“There is no difference between living in a brothel and staying in a shelter home,” says 23-year-old Farzana, who, after escaping a brothel in Pune, found herself in a ‘shelter home’ run by an NGO for the next 2 years. “In a brothel, we have no control of the situation, we cannot predict what is to happen to us the next moment; the same goes for these shelter homes, which are worse than prisons for us,” she adds, “In prisons, we know when we will be able to get out; in a shelter home, we have no information or certainty. When asked, I am always told things are in process, and it is a court order to keep me at the shelter, and without being ‘released’ by the court, they cannot send me back home.”
It is disturbing to see that brothels, shelter homes, prisons are synonymous in the minds of a survivor. The recent report about forced detention of women in a reputed shelter home in Hyderabad, and other recent reports of shelter homes in Bihar and Uttar Pradesh sexually exploiting children, raise serious doubts about the effectiveness of shelter home based rehabilitation approach for survivors of trafficking and sexual exploitation.
While the comparison of a brothel and a shelter home may surprise many, beneath the surface, examination of the two shows stark similarities. At a seminar at Antara, a mental health institution in Bengal, while lecturing on psycho-social impact of sex trafficking on victims, an “activist” from one of the prominent anti trafficking NGO in Kolkata that runs one of the largest shelters for trafficked girls and women in the city declared, “If human trafficking is eradicated, then we would have no job left do to.”

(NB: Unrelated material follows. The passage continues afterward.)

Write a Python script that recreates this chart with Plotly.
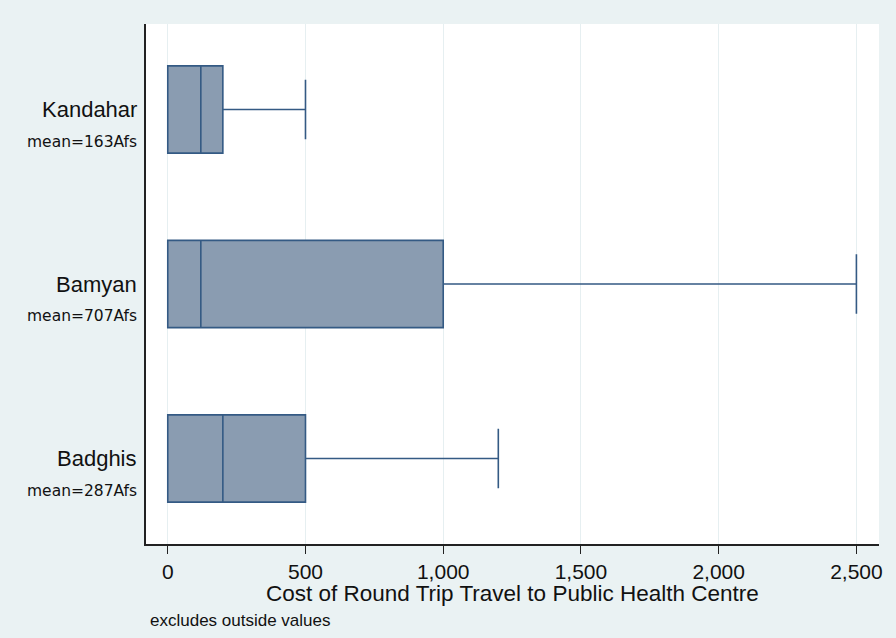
import plotly.graph_objects as go

regions = ["Badghis", "Bamyan", "Kandahar"]
mean_labels = ["mean=287Afs", "mean=707Afs", "mean=163Afs"]
positions = [0, 1, 2]
q1 = [0, 0, 0]
median = [200, 120, 120]
q3 = [500, 1000, 200]
lower = [0, 0, 0]
upper = [1200, 2500, 500]

xtick_vals = [0, 500, 1000, 1500, 2000, 2500]
xtick_text = ["0", "500", "1,000", "1,500", "2,000", "2,500"]
x_title = "Cost of Round Trip Travel to Public Health Centre"
note = "excludes outside values"

BG = "#EAF2F3"
FILL = "#8A9CB1"
LINE = "#345A84"
NARROW = "Liberation Sans Narrow, Arial Narrow, Liberation Sans, Arial, sans-serif"

fig = go.Figure()
for i in range(len(regions)):
    fig.add_trace(go.Box(
        y=[positions[i]], orientation="h",
        q1=[q1[i]], median=[median[i]], q3=[q3[i]],
        lowerfence=[lower[i]], upperfence=[upper[i]],
        width=0.5, whiskerwidth=0.68,
        fillcolor=FILL, line=dict(color=LINE, width=1.6),
        boxpoints=False, showlegend=False, hoverinfo="skip",
    ))

annotations = []
for i in range(len(regions)):
    annotations.append(dict(
        x=0, xref="paper", y=positions[i], yref="y", xanchor="right", yanchor="middle",
        xshift=-7, text=regions[i], showarrow=False,
        font=dict(family="Liberation Sans, Arial, sans-serif", size=22, color="#111111"),
    ))
    annotations.append(dict(
        x=0, xref="paper", y=positions[i], yref="y", xanchor="right", yanchor="middle",
        xshift=-7, yshift=-32, text=mean_labels[i], showarrow=False,
        font=dict(family="DejaVu Sans, Verdana, sans-serif", size=15.5, color="#111111"),
    ))
annotations.append(dict(
    x=0.5, xref="paper", y=0, yref="paper", xanchor="center", yanchor="middle",
    yshift=-49, text=x_title, showarrow=False,
    font=dict(family=NARROW, size=22.5, color="#111111"),
))
annotations.append(dict(
    x=0, xref="paper", y=0, yref="paper", xanchor="left", yanchor="middle",
    xshift=2, yshift=-76, text=note, showarrow=False,
    font=dict(family=NARROW, size=17, color="#111111"),
))

fig.update_layout(
    width=896, height=638,
    margin=dict(l=146, r=17, t=24, b=94),
    paper_bgcolor=BG, plot_bgcolor="white",
    annotations=annotations,
    xaxis=dict(
        range=[-79, 2582], tickvals=xtick_vals, ticktext=xtick_text,
        ticks="outside", ticklen=8, tickcolor="#222222", tickwidth=1.2,
        showline=True, linecolor="#222222", linewidth=2,
        showgrid=True, gridcolor="#E6EFF1", gridwidth=1, zeroline=False,
        automargin=False,
        tickfont=dict(family=NARROW, size=21, color="#111111"),
    ),
    yaxis=dict(
        range=[-0.49, 2.49], showticklabels=False, ticks="",
        showline=True, linecolor="#222222", linewidth=2,
        showgrid=False, zeroline=False, automargin=False,
    ),
)

fig.write_html("out.html", config={"displayModeBar": False},
               post_script="document.body.style.margin='0';")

Notwithstanding the ‘joke’ in poor taste, her observation brings to light a few striking similarities between brothels and shelter homes. Both have an economic interest that is based on survivors of trafficking, wherein there is income, and salaries are generated. The brothel or shelter itself is an asset for its owner. The existence and business of both depend on the retention and availability of victims of trafficking. Both are closed institutions where survivors are kept in control, their mobility restricted and communication with family is prohibited or controlled.
Despite the fundamental difference between the two in its intent – one uses debt bondage and servitude of girls and women to earn profit for a few, and the other aims to free people from that bondage – to a young women who has survived both, the similarities are glaring.